From a distance of nearly 20 years, it is difficult to remember the mixed emotions and reactions to their arrest and sentencing. The East Timor crisis in 1999 had strained Australia’s relations with Indonesia, but the war on terrorism and the 2002 Bali bombings had brought our countries closer.

Then came the Bali arrests. The mix of politics, drugs, terrorism and the death penalty has polarized domestic discourse as the fate of Australians quickly becomes an international political issue.

The relationship between the two countries was rocked when the country’s media showed images of nine young Australians in Denpasar prison and boogie-board bagged cannabis smuggler Schapelle Corby. They all faced possible long prison sentences or even death in Bali, and when Chan and Sukumaran were executed, then prime minister Tony Abbott recalled Australia’s ambassador to Indonesia.

The situation became even more worrying after Australians learned that the Australian Federal Police had tipped off their Balinese counterparts, knowing that crime in Indonesia carried the death penalty.

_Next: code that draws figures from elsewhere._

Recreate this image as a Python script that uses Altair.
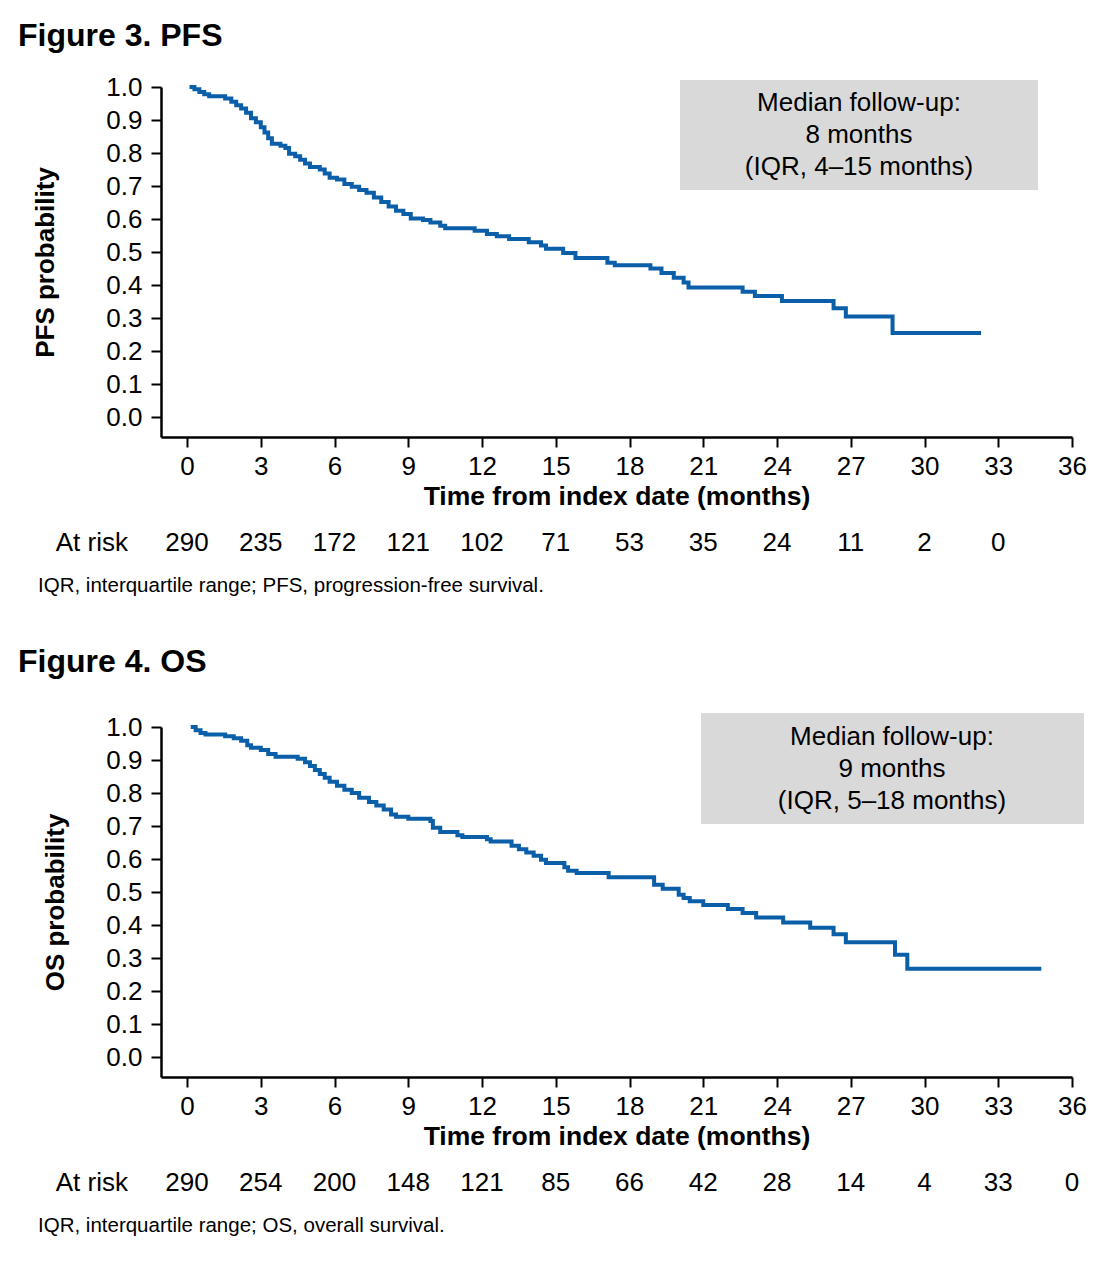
import altair as alt
import pandas as pd

FONT = "Liberation Sans"
BLUE = "#0b5ea8"
BOX = "#d9d9d9"

# ---------------- data ----------------
pfs_time = [0.1, 0.3, 0.5, 0.7, 0.9, 1.55, 1.8, 2.0, 2.2, 2.4, 2.6, 2.8, 3.0, 3.15,
            3.3, 3.45, 3.8, 4.0, 4.15, 4.4, 4.6, 4.8, 5.0, 5.4, 5.6, 5.8, 6.1, 6.4,
            6.7, 7.0, 7.3, 7.6, 7.9, 8.2, 8.5, 8.8, 9.1, 9.6, 9.9, 10.3, 10.5, 11.7,
            12.2, 12.6, 13.1, 13.9, 14.4, 14.6, 15.3, 15.8, 17.1, 17.4, 18.85, 19.3,
            19.8, 20.2, 20.4, 22.6, 23.1, 24.2, 26.3, 26.8, 28.7, 32.3]
pfs_surv = [1.0, 0.993, 0.985, 0.978, 0.972, 0.965, 0.955, 0.945, 0.935, 0.922, 0.905,
            0.893, 0.878, 0.862, 0.845, 0.828, 0.822, 0.815, 0.798, 0.79, 0.78, 0.768,
            0.758, 0.75, 0.738, 0.725, 0.72, 0.706, 0.698, 0.688, 0.68, 0.665, 0.652,
            0.638, 0.625, 0.615, 0.602, 0.597, 0.59, 0.58, 0.572, 0.565, 0.555, 0.548,
            0.54, 0.53, 0.52, 0.51, 0.497, 0.482, 0.468, 0.46, 0.45, 0.437, 0.422,
            0.408, 0.393, 0.38, 0.367, 0.352, 0.33, 0.305, 0.255, 0.255]

os_time = [0.15, 0.35, 0.55, 0.75, 1.55, 1.9, 2.2, 2.45, 2.6, 3.0, 3.3, 3.6, 4.5, 4.8,
           5.0, 5.2, 5.4, 5.6, 5.8, 6.1, 6.4, 6.7, 7.0, 7.4, 7.7, 8.0, 8.3, 8.5, 9.0,
           9.9, 10.0, 10.3, 11.0, 11.2, 12.2, 12.35, 13.2, 13.5, 13.8, 14.1, 14.4,
           14.6, 15.35, 15.5, 15.85, 17.15, 19.0, 19.35, 20.0, 20.2, 20.45, 21.0,
           22.0, 22.6, 23.15, 24.25, 25.35, 26.3, 26.8, 28.8, 29.3, 34.75]
os_surv = [1.0, 0.99, 0.982, 0.977, 0.972, 0.966, 0.958, 0.945, 0.937, 0.93, 0.918,
           0.91, 0.904, 0.893, 0.882, 0.87, 0.858, 0.846, 0.834, 0.822, 0.81, 0.8,
           0.786, 0.773, 0.762, 0.75, 0.735, 0.728, 0.722, 0.715, 0.695, 0.682, 0.672,
           0.667, 0.66, 0.653, 0.64, 0.63, 0.62, 0.61, 0.598, 0.588, 0.575, 0.565,
           0.558, 0.545, 0.522, 0.51, 0.492, 0.482, 0.472, 0.461, 0.449, 0.437, 0.423,
           0.408, 0.392, 0.372, 0.348, 0.31, 0.268, 0.268]

pfs_risk_time = [0, 3, 6, 9, 12, 15, 18, 21, 24, 27, 30, 33]
pfs_risk = [290, 235, 172, 121, 102, 71, 53, 35, 24, 11, 2, 0]
os_risk_time = [0, 3, 6, 9, 12, 15, 18, 21, 24, 27, 30, 33, 36]
os_risk = [290, 254, 200, 148, 121, 85, 66, 42, 28, 14, 4, 33, 0]

x_ticks = [0, 3, 6, 9, 12, 15, 18, 21, 24, 27, 30, 33, 36]
y_ticks = [0.0, 0.1, 0.2, 0.3, 0.4, 0.5, 0.6, 0.7, 0.8, 0.9, 1.0]

W, H = 911, 350


def panel(times, surv, rtimes, rvals, ylab, fig_title, box_lines, footnote,
          title_y, ytitle_x, box, box_text_xy):
    curve = pd.DataFrame({"t": times, "s": surv})
    risk = pd.DataFrame({"t": rtimes, "n": [str(v) for v in rvals]})
    one = pd.DataFrame({"k": [0]})

    xs = alt.Scale(domain=[-1.06, 36], nice=False, zero=False)
    ys = alt.Scale(domain=[-0.06, 1.0], nice=False, zero=False)
    xaxis = alt.Axis(values=x_ticks, format="d",
                     title="Time from index date (months)",
                     labelPadding=6, titlePadding=4, labelFlush=False,
                     labelOverlap=False, titleFontSize=26.5)

    line = alt.Chart(curve).mark_line(
        interpolate="step-after", color=BLUE, strokeWidth=4
    ).encode(
        x=alt.X("t:Q", scale=xs, axis=xaxis),
        y=alt.Y("s:Q", scale=ys,
                axis=alt.Axis(values=y_ticks, format=".1f", title=ylab,
                              labelPadding=9, titleX=ytitle_x, titleY=H / 2,
                              titleAngle=270, titleBaseline="alphabetic",
                              titleAlign="center", labelFlush=False,
                              labelOverlap=False)),
    )

    rect = alt.Chart(one).mark_rect(color=BOX).encode(
        x=alt.value(box[0]), x2=alt.value(box[1]),
        y=alt.value(box[2]), y2=alt.value(box[3]),
    )
    btxt = alt.Chart(one).mark_text(
        text=box_lines, font=FONT, fontSize=26, lineHeight=32,
        align="center", baseline="middle", color="black"
    ).encode(x=alt.value(box_text_xy[0]), y=alt.value(box_text_xy[1]))

    risk_txt = alt.Chart(risk).mark_text(
        font=FONT, fontSize=26, baseline="middle", color="black"
    ).encode(
        x=alt.X("t:Q", scale=xs, axis=xaxis),
        y=alt.value(456),
        text="n:N",
    )
    risk_lab = alt.Chart(one).mark_text(
        text="At risk", font=FONT, fontSize=26, align="right",
        baseline="middle", color="black"
    ).encode(x=alt.value(-33), y=alt.value(456))

    foot = alt.Chart(one).mark_text(
        text=footnote, font=FONT, fontSize=20.5, align="left",
        baseline="middle", color="black"
    ).encode(x=alt.value(-123), y=alt.value(499))

    ttl = alt.Chart(one).mark_text(
        text=fig_title, font=FONT, fontSize=32, fontWeight="bold",
        align="left", baseline="alphabetic", color="black"
    ).encode(x=alt.value(-143), y=alt.value(title_y))

    return alt.layer(rect, btxt, line, risk_txt, risk_lab, foot, ttl).properties(
        width=W, height=H
    )


p3 = panel(pfs_time, pfs_surv, pfs_risk_time, pfs_risk, "PFS probability",
           "Figure 3. PFS",
           ["Median follow-up:", "8 months", "(IQR, 4\u201315 months)"],
           "IQR, interquartile range; PFS, progression-free survival.",
           -41, -108, (519, 877, -7, 103), (698, 16))
p4 = panel(os_time, os_surv, os_risk_time, os_risk, "OS probability",
           "Figure 4. OS",
           ["Median follow-up:", "9 months", "(IQR, 5\u201318 months)"],
           "IQR, interquartile range; OS, overall survival.",
           -55, -98, (540, 923, -14, 97), (731, 10))

chart = alt.vconcat(p3, p4, spacing=290, bounds="flush").properties(
    padding={"left": 18, "top": 20, "right": 10, "bottom": 10},
    background="white",
).configure_view(stroke=None).configure_axis(
    grid=False, domainColor="black", domainWidth=2.5, tickColor="black",
    tickWidth=2, tickSize=10, labelFont=FONT, labelFontSize=26,
    labelColor="black", titleFont=FONT, titleFontSize=26,
    titleFontWeight="bold", titleColor="black",
)

chart.save("out.html", embed_options={"renderer": "svg", "actions": False})
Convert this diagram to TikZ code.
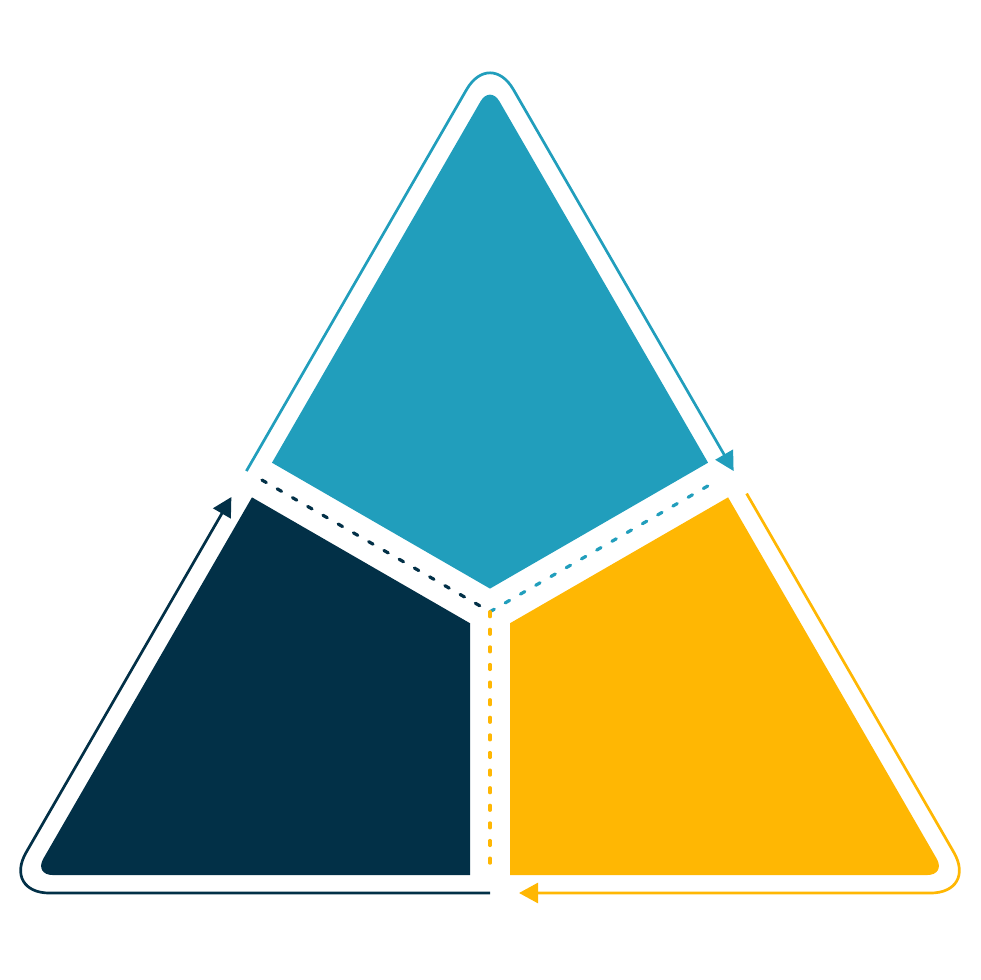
\documentclass[tikz,border=0pt]{standalone}
\usepackage{xcolor}
\usepackage{tikz}
\usetikzlibrary{calc,arrows.meta}

\definecolor{skyblue}{HTML}{219EBC}
\definecolor{deepnavy}{HTML}{023047}
\definecolor{amber}{HTML}{FFB703}

\begin{document}
\begin{tikzpicture}[x=1pt, y=1pt]

\tikzstyle{outline}=[line width=2.7pt, rounded corners=47pt, -{Triangle[length=19pt, width=20pt]}]
\tikzstyle{dashline}=[line width=3.2pt, line cap=round, dash pattern=on 5pt off 12.6pt]
\tikzstyle{piece}=[rounded corners=19pt]

\useasboundingbox (0,0) rectangle (980,980);

% corners %
\coordinate (c) at (490,368.3);
\foreach \n/\a in {top/90, left/210, right/330}{
  \coordinate (o\n) at ($(c)+(\a:562.7)$);
  \coordinate (f\n) at ($(c)+(\a:526.7)$);
}
\foreach \n/\a in {ml/150, mr/30, mb/270}{
  \coordinate (o\n) at ($(c)+(\a:281.3)$);
  \coordinate (f\n) at ($(c)+(\a:263.3)$);
}
\coordinate (kb) at ($(c)+(90:23.1)$);
\coordinate (kn) at ($(c)+(210:23.1)$);
\coordinate (ky) at ($(c)+(330:23.1)$);

% regions %
\begin{scope}
  \clip (kb) -- ($(kb)+(30:1500)$) -- ($(kb)+(90:2000)$) -- ($(kb)+(150:1500)$) -- cycle;
  \fill[skyblue, piece] (fml) -- (fleft) -- (fright) -- (ftop) -- cycle;
\end{scope}
\begin{scope}
  \clip (kn) -- ($(kn)+(150:1500)$) -- ($(kn)+(210:2000)$) -- ($(kn)+(270:1500)$) -- cycle;
  \fill[deepnavy, piece] (fml) -- (fleft) -- (fright) -- (ftop) -- cycle;
\end{scope}
\begin{scope}
  \clip (ky) -- ($(ky)+(270:1500)$) -- ($(ky)+(330:2000)$) -- ($(ky)+(30:1500)$) -- cycle;
  \fill[amber, piece] (fml) -- (fleft) -- (fright) -- (ftop) -- cycle;
\end{scope}

% dashes %
\draw[dashline, deepnavy] (fml) -- (c);
\draw[dashline, skyblue] (c) -- (fmr);
\draw[dashline, amber] (c) -- (fmb);

% outline %
\draw[outline, skyblue] (oml) -- (otop) -- (omr);
\draw[outline, amber] ($(omr)!26pt!(oright)$) -- (oright) -- ($(omb)!29pt!(oright)$);
\draw[outline, deepnavy] (omb) -- (oleft) -- ($(oml)!30pt!(oleft)$);

\end{tikzpicture}
\end{document}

The debate flared up. Wouldn’t it be more humane to withhold the information until the drug couriers and their associates return to Sydney, where police can make arrests without risking these Australians facing a firing squad? Such questions were legitimately debated but not easily answered when law enforcement demanded cooperation between countries against international crimes such as terrorism and drug trafficking.